The Transmission Electron Microscope (TEM) is a very important tool for many aspects of science. A biologist might use a TEM to study the membrane of a subcellular organelle and the chemist might use it to identify a crystalline substance. TEM images are created using electrons instead of the photons of light we use to see the normal world around us, or even the microscopic world as seen through the familiar light microscope. Electrons are often more useful than photons for imaging because they can travel at shorter wavelengths than light. This permits magnification and imaging of a specimen by electrons up to 800 times greater than the best light microscope. The theoretical limit of magnification with the resolution of light microscopy is about 2,000X whereas a high quality TEM can magnify and resolve a specimen greater than 1,500,000X!

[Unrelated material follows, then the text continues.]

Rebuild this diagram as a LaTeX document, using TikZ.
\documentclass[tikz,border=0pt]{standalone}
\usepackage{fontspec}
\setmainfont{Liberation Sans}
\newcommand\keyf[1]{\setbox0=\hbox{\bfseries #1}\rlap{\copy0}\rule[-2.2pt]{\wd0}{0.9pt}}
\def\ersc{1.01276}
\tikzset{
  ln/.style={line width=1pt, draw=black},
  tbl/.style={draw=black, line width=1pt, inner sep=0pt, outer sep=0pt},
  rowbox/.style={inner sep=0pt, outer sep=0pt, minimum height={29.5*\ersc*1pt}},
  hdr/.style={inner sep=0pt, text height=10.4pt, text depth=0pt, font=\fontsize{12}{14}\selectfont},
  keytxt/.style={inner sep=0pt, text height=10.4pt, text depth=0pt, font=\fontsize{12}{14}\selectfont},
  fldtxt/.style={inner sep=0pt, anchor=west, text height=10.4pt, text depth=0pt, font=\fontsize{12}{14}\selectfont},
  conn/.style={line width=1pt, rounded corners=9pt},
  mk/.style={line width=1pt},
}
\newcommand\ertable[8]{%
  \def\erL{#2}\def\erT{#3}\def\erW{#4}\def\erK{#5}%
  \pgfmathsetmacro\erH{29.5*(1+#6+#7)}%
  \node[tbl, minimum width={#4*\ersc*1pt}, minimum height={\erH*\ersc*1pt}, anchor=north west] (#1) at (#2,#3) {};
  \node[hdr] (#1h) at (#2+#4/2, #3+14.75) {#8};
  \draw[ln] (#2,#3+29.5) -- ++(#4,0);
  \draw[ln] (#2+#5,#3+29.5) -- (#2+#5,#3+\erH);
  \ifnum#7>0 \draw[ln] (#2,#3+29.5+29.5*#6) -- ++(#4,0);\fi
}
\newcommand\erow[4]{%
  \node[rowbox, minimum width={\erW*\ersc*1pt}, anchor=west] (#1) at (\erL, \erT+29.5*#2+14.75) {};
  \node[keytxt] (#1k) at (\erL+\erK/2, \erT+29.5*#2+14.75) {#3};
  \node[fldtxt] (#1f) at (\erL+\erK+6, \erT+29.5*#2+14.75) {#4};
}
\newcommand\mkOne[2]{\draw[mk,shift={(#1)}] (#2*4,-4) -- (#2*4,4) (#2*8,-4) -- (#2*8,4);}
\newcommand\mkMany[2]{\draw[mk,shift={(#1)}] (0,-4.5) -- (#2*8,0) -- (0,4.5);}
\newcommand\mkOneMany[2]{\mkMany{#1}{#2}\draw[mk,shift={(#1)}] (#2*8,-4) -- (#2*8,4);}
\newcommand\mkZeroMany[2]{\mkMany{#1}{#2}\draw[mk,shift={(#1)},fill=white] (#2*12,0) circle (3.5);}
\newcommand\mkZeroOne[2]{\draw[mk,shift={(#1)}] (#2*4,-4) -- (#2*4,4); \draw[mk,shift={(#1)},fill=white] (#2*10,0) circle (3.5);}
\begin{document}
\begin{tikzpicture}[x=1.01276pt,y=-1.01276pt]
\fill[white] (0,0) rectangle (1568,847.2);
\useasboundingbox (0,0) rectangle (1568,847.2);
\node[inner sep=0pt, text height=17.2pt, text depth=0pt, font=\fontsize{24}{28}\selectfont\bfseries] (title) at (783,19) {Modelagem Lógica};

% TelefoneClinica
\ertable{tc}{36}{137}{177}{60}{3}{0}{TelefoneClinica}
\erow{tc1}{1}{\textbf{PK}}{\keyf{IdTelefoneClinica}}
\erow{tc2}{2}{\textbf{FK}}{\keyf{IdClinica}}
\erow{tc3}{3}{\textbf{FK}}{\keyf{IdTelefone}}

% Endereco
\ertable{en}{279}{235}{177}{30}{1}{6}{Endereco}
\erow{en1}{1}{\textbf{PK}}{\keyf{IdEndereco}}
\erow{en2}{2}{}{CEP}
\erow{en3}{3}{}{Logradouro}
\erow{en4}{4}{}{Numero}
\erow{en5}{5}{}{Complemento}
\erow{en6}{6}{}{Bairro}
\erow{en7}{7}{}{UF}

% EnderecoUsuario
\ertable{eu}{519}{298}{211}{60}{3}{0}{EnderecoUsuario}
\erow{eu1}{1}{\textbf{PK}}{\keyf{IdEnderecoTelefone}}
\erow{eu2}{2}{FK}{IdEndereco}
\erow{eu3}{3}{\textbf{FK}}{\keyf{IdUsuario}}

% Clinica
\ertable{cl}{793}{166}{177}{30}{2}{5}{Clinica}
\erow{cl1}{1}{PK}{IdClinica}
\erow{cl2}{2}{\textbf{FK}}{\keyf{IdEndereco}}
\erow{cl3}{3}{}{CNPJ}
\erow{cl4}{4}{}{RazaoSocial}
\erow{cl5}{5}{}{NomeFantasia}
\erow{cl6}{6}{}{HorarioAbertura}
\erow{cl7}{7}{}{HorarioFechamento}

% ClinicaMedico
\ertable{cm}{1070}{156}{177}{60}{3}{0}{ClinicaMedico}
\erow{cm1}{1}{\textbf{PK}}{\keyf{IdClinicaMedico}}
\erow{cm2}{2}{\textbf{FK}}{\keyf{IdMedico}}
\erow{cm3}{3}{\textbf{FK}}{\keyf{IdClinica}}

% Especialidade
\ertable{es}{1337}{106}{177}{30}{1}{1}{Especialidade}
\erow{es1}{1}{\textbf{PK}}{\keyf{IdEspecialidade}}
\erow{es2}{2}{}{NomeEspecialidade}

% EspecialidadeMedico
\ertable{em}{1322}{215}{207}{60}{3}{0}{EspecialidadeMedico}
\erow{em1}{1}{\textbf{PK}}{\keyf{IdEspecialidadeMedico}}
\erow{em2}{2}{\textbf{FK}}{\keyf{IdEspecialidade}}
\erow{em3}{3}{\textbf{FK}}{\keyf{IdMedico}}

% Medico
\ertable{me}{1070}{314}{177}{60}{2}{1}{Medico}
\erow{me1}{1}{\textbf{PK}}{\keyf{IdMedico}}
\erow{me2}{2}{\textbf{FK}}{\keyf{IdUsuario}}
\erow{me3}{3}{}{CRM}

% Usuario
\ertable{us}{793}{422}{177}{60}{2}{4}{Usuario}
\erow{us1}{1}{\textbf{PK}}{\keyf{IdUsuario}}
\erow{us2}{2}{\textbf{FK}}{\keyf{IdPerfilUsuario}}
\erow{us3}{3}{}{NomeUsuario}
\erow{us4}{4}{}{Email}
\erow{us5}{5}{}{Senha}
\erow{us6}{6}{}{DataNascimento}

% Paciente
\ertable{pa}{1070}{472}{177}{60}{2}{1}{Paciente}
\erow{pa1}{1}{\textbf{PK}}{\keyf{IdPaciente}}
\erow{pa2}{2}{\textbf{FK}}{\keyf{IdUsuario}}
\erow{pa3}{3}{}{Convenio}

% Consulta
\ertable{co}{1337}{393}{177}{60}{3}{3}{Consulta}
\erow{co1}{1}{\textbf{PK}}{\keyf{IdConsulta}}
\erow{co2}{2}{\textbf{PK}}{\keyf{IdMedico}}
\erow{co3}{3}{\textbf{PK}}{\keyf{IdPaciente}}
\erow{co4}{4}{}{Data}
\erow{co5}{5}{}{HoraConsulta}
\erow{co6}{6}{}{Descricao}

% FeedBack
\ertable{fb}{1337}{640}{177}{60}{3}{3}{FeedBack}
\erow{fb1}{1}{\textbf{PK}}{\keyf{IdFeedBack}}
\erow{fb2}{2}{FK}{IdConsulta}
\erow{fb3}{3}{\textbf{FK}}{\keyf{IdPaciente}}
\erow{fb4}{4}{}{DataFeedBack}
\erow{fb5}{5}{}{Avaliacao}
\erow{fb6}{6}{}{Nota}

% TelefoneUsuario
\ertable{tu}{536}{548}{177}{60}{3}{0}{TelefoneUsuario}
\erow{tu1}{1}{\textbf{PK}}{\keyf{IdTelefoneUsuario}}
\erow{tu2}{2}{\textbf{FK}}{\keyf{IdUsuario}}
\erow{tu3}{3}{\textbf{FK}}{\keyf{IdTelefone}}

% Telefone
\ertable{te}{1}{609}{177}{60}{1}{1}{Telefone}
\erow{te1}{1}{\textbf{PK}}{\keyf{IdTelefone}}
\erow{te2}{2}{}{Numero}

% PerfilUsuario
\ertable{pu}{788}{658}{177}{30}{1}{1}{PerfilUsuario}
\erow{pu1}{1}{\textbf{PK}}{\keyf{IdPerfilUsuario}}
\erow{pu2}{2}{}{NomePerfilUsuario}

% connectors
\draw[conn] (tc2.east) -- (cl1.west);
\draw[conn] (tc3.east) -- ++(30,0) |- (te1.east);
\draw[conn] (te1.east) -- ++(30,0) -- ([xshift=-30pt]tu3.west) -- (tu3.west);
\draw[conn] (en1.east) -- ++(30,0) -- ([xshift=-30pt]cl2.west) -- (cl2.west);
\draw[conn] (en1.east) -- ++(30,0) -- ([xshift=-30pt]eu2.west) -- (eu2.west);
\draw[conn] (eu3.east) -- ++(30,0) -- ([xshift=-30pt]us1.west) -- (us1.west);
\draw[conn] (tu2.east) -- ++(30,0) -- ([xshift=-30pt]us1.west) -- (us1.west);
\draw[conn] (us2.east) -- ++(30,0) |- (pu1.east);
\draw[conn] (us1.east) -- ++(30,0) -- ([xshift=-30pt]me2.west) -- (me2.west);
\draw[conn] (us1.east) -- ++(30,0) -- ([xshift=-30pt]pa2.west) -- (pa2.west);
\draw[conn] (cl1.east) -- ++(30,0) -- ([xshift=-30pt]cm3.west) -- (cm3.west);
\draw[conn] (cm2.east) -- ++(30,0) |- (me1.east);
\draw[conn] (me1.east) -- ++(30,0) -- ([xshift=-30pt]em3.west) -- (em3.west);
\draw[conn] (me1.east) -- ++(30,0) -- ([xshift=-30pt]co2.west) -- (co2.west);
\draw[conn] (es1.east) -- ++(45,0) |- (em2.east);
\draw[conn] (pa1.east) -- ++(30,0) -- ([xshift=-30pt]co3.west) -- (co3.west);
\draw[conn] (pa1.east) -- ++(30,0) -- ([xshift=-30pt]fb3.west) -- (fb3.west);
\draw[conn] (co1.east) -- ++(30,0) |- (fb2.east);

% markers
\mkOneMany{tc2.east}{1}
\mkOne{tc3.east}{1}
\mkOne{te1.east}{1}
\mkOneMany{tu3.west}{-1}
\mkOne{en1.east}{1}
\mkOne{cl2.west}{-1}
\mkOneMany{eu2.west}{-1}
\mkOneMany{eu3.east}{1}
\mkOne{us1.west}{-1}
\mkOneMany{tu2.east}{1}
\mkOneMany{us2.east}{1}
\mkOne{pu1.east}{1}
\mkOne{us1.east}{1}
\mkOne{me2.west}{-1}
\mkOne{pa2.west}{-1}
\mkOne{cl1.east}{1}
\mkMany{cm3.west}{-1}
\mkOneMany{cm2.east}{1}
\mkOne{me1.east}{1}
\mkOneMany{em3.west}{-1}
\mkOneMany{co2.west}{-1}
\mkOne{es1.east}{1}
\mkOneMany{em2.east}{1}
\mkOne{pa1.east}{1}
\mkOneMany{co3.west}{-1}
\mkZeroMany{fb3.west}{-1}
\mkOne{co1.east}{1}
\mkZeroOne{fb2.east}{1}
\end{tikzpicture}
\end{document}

TEM is generally used to study ultra-thin sections of specimens, and allows scientists to observe and analyze internal microstructures. These ultra-thin sections are typically 50-60 nanometers which is about one-third thinner than the shortest wavelength of visible light!! Ultra-thin sections are produced using a special sectioning machine equipped with a diamond knife. The most common imaging process begins by passing, or transmitting, a beam of electrons through the ultra-thin section to a detector below the specimen. The specially prepared sections are treated with heavy metal compounds that adhere selectively to the various microstructures of the specimen. The areas with the highest concentrations of heavy metal compounds are more dense than surrounding areas. Therefore, fewer electrons pass through to the detector there, and the area appears darker in the final image. The signal from the detector is processed and displayed on a fluorescent material for observation, recorded on photographic film as a permanent record, or digitally captured for analysis and/or storage.

You can think of this process as standing over a screen with areas of differing mesh sizes, the ultra-thin section of a specimen, and dropping a handful of BBs coated with wet white paint, the electron beam, through the screen onto a piece of black paper, detector. The areas of the black paper that get white paint from the BBs would be a representation of the pattern of mesh openings in the screen.

Other, more specialized, imaging techniques include shadow casting, which means coating specimens having microtopography so that shadows are imaged when the electron beam passes through the specimen. In another technique, crystalline structure can be determined and crystalline substances identified by studying the patterns of electron diffraction when the electron beam passed through an ultra-thin layer of crystals.

Our Zeiss transmission electron microscope with a charge-coupled device (CCD) camera interfaced to a computer workstation provides a comprehensive image collection and analysis capability. This system is interfaced with the Information Technology Services' Network.